Rejected Alternatives

  • Status Quo (Chained Binary Joins): we could internally make the operator function like a chain of binary joins. However, that suffers from the same large intermediate state issues for complex join chains.

  • Multi-Join with Partial/Adaptive Intermediate State: We can theoretically at runtime decide if we want to save a set of intermediate results in state if they’re small and often used (or on other heuristics). This definitely has potential to optmize multi joins even more but it's not part of the scope of the FLIP to focus on a purely zero-intermediate-state benefit for the supported patterns as a first end-to-end working version. Work on this can be done separetly and doesn't have to affect the layout of the operator.

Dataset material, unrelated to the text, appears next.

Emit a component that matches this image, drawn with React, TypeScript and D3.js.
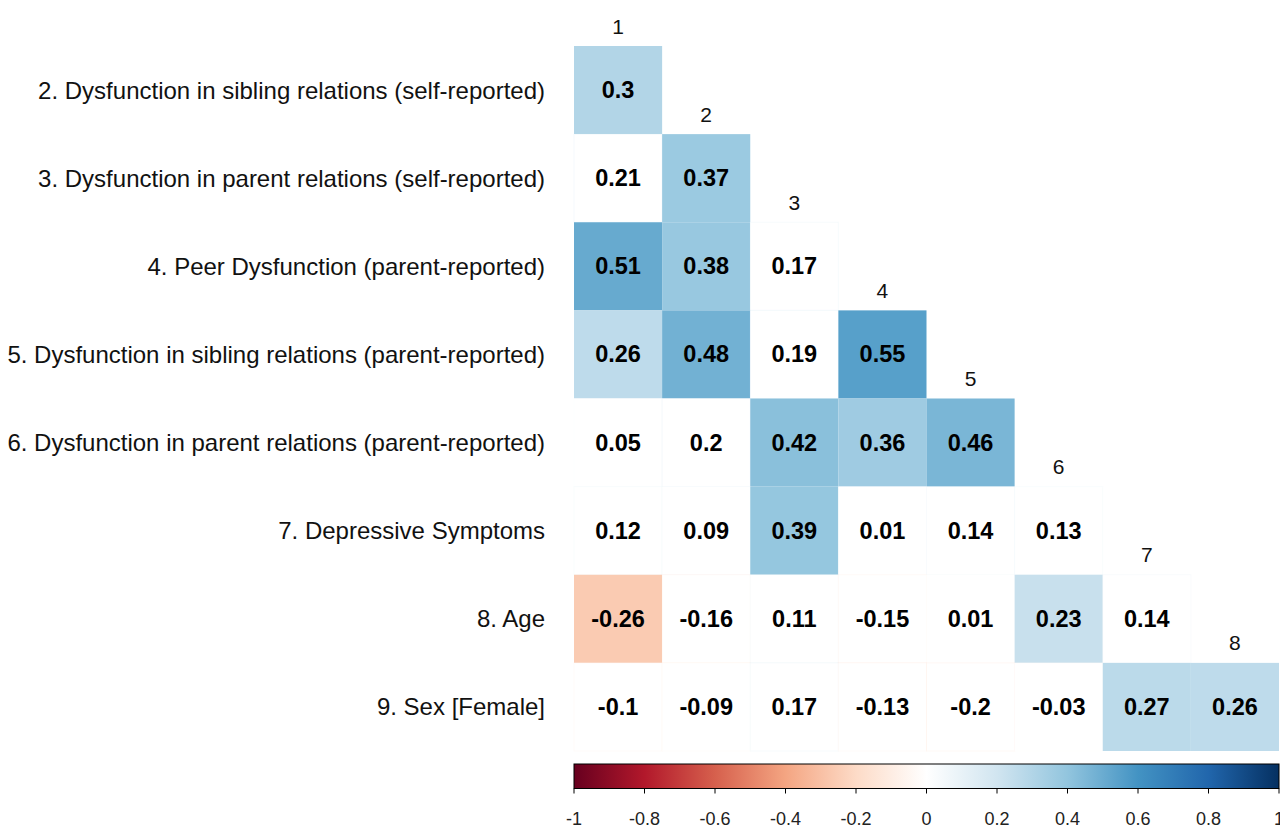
import React from "react";
import * as d3 from "d3";

const rowLabels = [
  "2. Dysfunction in sibling relations (self-reported)",
  "3. Dysfunction in parent relations (self-reported)",
  "4. Peer Dysfunction (parent-reported)",
  "5. Dysfunction in sibling relations (parent-reported)",
  "6. Dysfunction in parent relations (parent-reported)",
  "7. Depressive Symptoms",
  "8. Age",
  "9. Sex [Female]",
];
const colLabels = ["1", "2", "3", "4", "5", "6", "7", "8"];
const corrRows: number[][] = [
  [0.3],
  [0.21, 0.37],
  [0.51, 0.38, 0.17],
  [0.26, 0.48, 0.19, 0.55],
  [0.05, 0.2, 0.42, 0.36, 0.46],
  [0.12, 0.09, 0.39, 0.01, 0.14, 0.13],
  [-0.26, -0.16, 0.11, -0.15, 0.01, 0.23, 0.14],
  [-0.1, -0.09, 0.17, -0.13, -0.2, -0.03, 0.27, 0.26],
];
const SIG_THRESHOLD = 0.22;
const paletteStops = [
  "#67001F", "#B2182B", "#D6604D", "#F4A582", "#FDDBC7", "#FFFFFF",
  "#D1E5F0", "#92C5DE", "#4393C3", "#2166AC", "#053061",
];
const legendTicks = [-1, -0.8, -0.6, -0.4, -0.2, 0, 0.2, 0.4, 0.6, 0.8, 1];

export default function App() {
  const W = 1280, H = 829;
  const left = 574, right = 1279, top = 46, bottom = 751;
  const x = d3.scaleBand<string>().domain(colLabels).range([left, right]);
  const y = d3.scaleBand<string>().domain(rowLabels).range([top, bottom]);
  const color = d3
    .scaleLinear<string>()
    .domain(d3.range(11).map((i) => -1 + i * 0.2))
    .range(paletteStops)
    .interpolate(d3.interpolateRgb);
  const lx = d3.scaleLinear().domain([-1, 1]).range([left, right]);
  const bw = x.bandwidth();
  const bh = y.bandwidth();
  const font = "Liberation Sans, Arial, Helvetica, sans-serif";
  const barTop = 764, barBot = 788.5;

  return (
    <svg width={W} height={H} style={{ position: "absolute", left: 0, top: 0, background: "#fff" }} fontFamily={font}>
      <defs>
        <linearGradient id="rdbu" x1="0" x2="1" y1="0" y2="0">
          {paletteStops.map((c, i) => (
            <stop key={i} offset={`${(i / (paletteStops.length - 1)) * 100}%`} stopColor={c} />
          ))}
        </linearGradient>
      </defs>
      {corrRows.map((row, ri) =>
        row.map((v, ci) => {
          const cx = x(colLabels[ci])!;
          const cy = y(rowLabels[ri])!;
          const sig = Math.abs(v) >= SIG_THRESHOLD;
          return (
            <rect
              key={`${ri}-${ci}`}
              x={cx}
              y={cy}
              width={bw}
              height={bh}
              fill={sig ? color(v) : "#fff"}
              stroke={sig ? "none" : color(v)}
              strokeOpacity={sig ? 0 : 0.2}
              strokeWidth={1}
            />
          );
        })
      )}
      {corrRows.map((row, ri) =>
        row.map((v, ci) => (
          <text
            key={`t${ri}-${ci}`}
            x={x(colLabels[ci])! + bw / 2}
            y={y(rowLabels[ri])! + bh / 2}
            textAnchor="middle"
            dominantBaseline="central"
            fontWeight="bold"
            fontSize={23.5}
            fill="#000"
          >
            {String(v)}
          </text>
        ))
      )}
      {colLabels.map((c, i) => (
        <text
          key={`c${c}`}
          x={x(c)! + bw / 2}
          y={y(rowLabels[i])! - 20}
          textAnchor="middle"
          dominantBaseline="central"
          fontSize={21}
          fill="#111"
        >
          {c}
        </text>
      ))}
      {rowLabels.map((r) => (
        <text
          key={r}
          x={545}
          y={y(r)! + bh / 2}
          textAnchor="end"
          dominantBaseline="central"
          fontSize={24}
          fill="#111"
        >
          {r}
        </text>
      ))}
      <rect x={left} y={barTop} width={right - left} height={barBot - barTop} fill="url(#rdbu)" stroke="#000" strokeWidth={1} />
      {legendTicks.map((t) => (
        <g key={`lt${t}`}>
          <line x1={lx(t)} x2={lx(t)} y1={barBot} y2={barBot + 5} stroke="#000" strokeWidth={1} />
          <text x={lx(t)} y={824.5} textAnchor="middle" fontSize={18} fill="#222">
            {String(t)}
          </text>
        </g>
      ))}
    </svg>
  );
}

  • Broadcast Multi-Way Join: A multi-way join that broadcasts some or all inputs would remove the common partitioning key restriction but would have significantly different performance characteristics and network overhead. In interesting idea but this is basically a StreamingBroadcastMultiWayJoin would be a topic for another FLIP.

Recursive vs Iterative

To make sure it's documented: I think it’s important to quickly touch on why the logic used in the join operator uses recursion instead of being iterative and that this was considered. An iterative approach would produce a much longer and less readable code. Since we’re doing a depth search first on an unknown number of N tables, we’d need to store some kind of queue with a stack of states. The logic flow would be less intuitive. In general, this is not natural and not a fitting approach here.

Recursively going through the tables feels naturally matches the tree-like depth first exploration of join combinations, making the logic clearer. With recursive algorithms, there’s a common drawback to watch out for which is hitting StackOverflowError. This could theoretically happen for extremely deep joins but it’s very unlikely here. The variables that we’re calling in our recursiveMultiJoin are not memory-intensive and mostly references to objects that stored in the heap and not in the call stack. As a basic estimation, we have depth (int): 4 bytes inputId (int), 4 bytes input (ref), 4 bytes currentRows (ref), 4 bytes associations (ref), 4 bytes phase (ref), 4 bytes Local Variables: isLeftJoin (boolean), ~1-4 bytes, matched (boolean): ~1-4 bytes → rough total per call: ~40 to 64 bytes. If 10 MB are available for the call stack of a task manager, we’d be able to process ~200 inputs.